Online Sports Betting Rules Passed by the Arkansas Racing Commission

On December 30, 2021, the Arkansas Racing Commission (ARC) gave the green light to a rule change that would grant local casinos 51% of profits when working together with popular online sportsbooks. Provided the Arkansas Legislative Council approves the rule change that also allows online sports betting in the state, sports bettors could start placing their wagers online as early as February.

According to Saracen Casino Resort’s chief market officer Carlton Saffa, other casino operators in the country have expressed their interest in the 51% profit rule. Nonetheless, ex-state legislator John Burris now representing national online sportsbooks believes the 51% rule would not work outside Arkansas.

He argued that national sportsbooks would not feel at ease working with so much of the gaming revenue figures “being sacrificed.” Plus, according to Saffa, sports bettors are constantly busy searching for alternatives, and they would eventually ask for changes and a genuine marketplace instead of a strictly limited array of choices.

The limitation of choices may stem from lack of competitiveness and more exotic markets, as sportsbooks could choose to stick to what is known and what brings them the best possible value, thus narrowing down what’s up for grabs.

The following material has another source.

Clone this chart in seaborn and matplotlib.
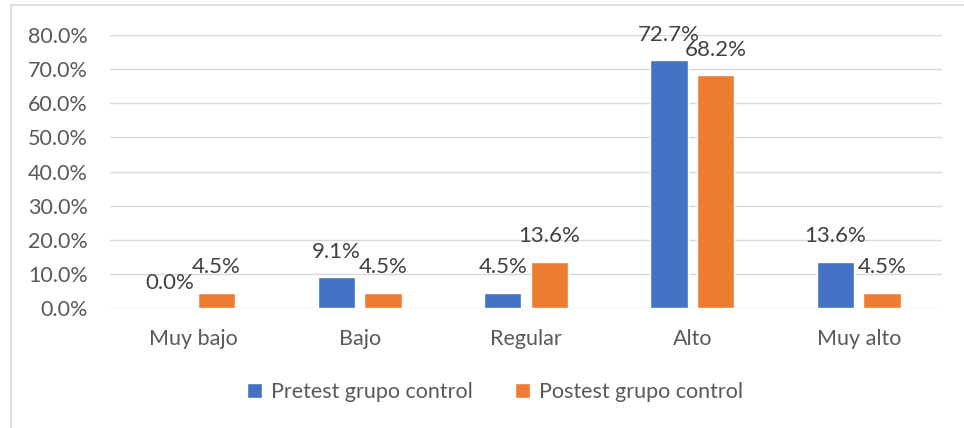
import pandas as pd
import seaborn as sns
import matplotlib.pyplot as plt
from matplotlib.ticker import PercentFormatter
from matplotlib.patches import Rectangle

categorias = ["Muy bajo", "Bajo", "Regular", "Alto", "Muy alto"]
pretest = [0.0, 9.1, 4.5, 72.7, 13.6]
postest = [4.5, 4.5, 13.6, 68.2, 4.5]
series = ["Pretest grupo control", "Postest grupo control"]
colores = ["#4472C4", "#ED7D31"]

df = pd.DataFrame({
    "categoria": categorias * 2,
    "valor": pretest + postest,
    "serie": [series[0]] * 5 + [series[1]] * 5,
})

sns.set_style("white")
plt.rcParams['font.family'] = ['Lato', 'DejaVu Sans']
gris = "#595959"
fs = 15.5

fig = plt.figure(figsize=(9.64, 4.28), dpi=100)
ax = fig.add_axes([110 / 964, 1 - 308 / 428, 832 / 964, 273 / 428])

sns.barplot(data=df, x="categoria", y="valor", hue="serie", palette=colores,
            width=0.56, gap=0.2, ax=ax, saturation=1)

for cont in ax.containers:
    ax.bar_label(cont, fmt="%.1f%%", padding=11, fontsize=16, color="#404040")

ax.set_ylim(0, 80)
ax.set_yticks(range(0, 81, 10))
ax.yaxis.set_major_formatter(PercentFormatter(decimals=1))
ax.grid(axis="y", color="#d9d9d9", linewidth=1)
ax.set_axisbelow(True)
for s in ax.spines.values():
    s.set_visible(False)
ax.set_xlabel("")
ax.set_ylabel("")
ax.tick_params(axis="both", length=0, labelsize=fs, labelcolor=gris)
ax.tick_params(axis="x", pad=15)
ax.tick_params(axis="y", pad=16)

ax.legend(loc="center", bbox_to_anchor=(495 / 964, 1 - 392 / 428),
          bbox_transform=fig.transFigure, ncol=2, frameon=False,
          fontsize=fs, labelcolor=gris, handlelength=0.7, handleheight=0.7,
          handletextpad=0.4, columnspacing=2.0)

fig.add_artist(Rectangle((11 / 964, -0.1), 1.1, 1 - 5 / 428 + 0.1,
                         transform=fig.transFigure, fill=False,
                         edgecolor="#d9d9d9", linewidth=1.2))

fig.savefig("out.png", dpi=100)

The Bet on Arkansas Coalition Argued Over the 51% Profit-Sharing Rule

ARC’s decision was the result of a few long weeks of ongoing disputes on various social media platforms. The disputes were mostly triggered by the fact that online sportsbooks usually share between 5% and 15% of their profits with local casinos. Accordingly, the 51% proposal sparked obvious controversy and uproar nationwide.

A number of online sportsbooks including DraftKings, Ballybet, FanDuel, and BetMGM Sportsbook set up an advocacy group called Bet on Arkansas. They created an official website and Facebook page to share their views on the 51% profit-sharing rule.

These types of profit-related arrangements should be the result of direct negotiation between the casino and the sportsbook, without any involvement from the government. Bet on Arkansas also regarded the high profit-sharing number as discouraging for national sportsbooks online looking to penetrate Arkansas’ mobile sports betting market. The group argued that bettors would not be given access to major sportsbooks that are trustworthy and reputable in the state.

Online Sportsbooks Want a Four-Mobile App Allowance in the State

A few of the members of the new Bet on Arkansas coalition have formally asked the Racing Commission to reword the text of the rule change and enable each casino to provide four mobile apps (also called skins) instead of the standard two-app allowance part of the current rule. This way, competition would go up and more money from taxes would reach Arkansas’ treasury.

However, the language that only allows each casino to provide up to two mobile apps has remained in place in the rule approved at the end of 2021.

Burris spoke at the end-of-the-year Racing Commission meeting and argued that national online sportsbooks cannot operate in the state as long as the 51% profit-sharing rule is used. He also added that casinos located in Louisiana and other areas have stated they would like to work together with known sportsbooks nationwide.

While a national sportsbook would need to partner with an Arkansas-based casino in order to function within state borders, local casinos are free to set up sports betting apps for mobile bettors in order to operate in the state.

According to Saffa, national sportsbooks believe that any future mobile sports betting platforms created in the state would not fall under the definition of first-class sports betting app. Saffa relied on the Bentonville-based Walmart example to show that first-class results are, in fact, possible and manageable within the state.

Any mobile sportsbook that would be given an ARC license would need to be tethered to one of the four existing land-based casino licensees. A casino would only be allowed to partner with a single online sportsbook site. The sportsbooks’ revenue would be lumped into the casino’s total gaming revenues. The same revenues are subject to a 13% tax on the first $150 million in GGR while increasing to 20% once the respective threshold is reached.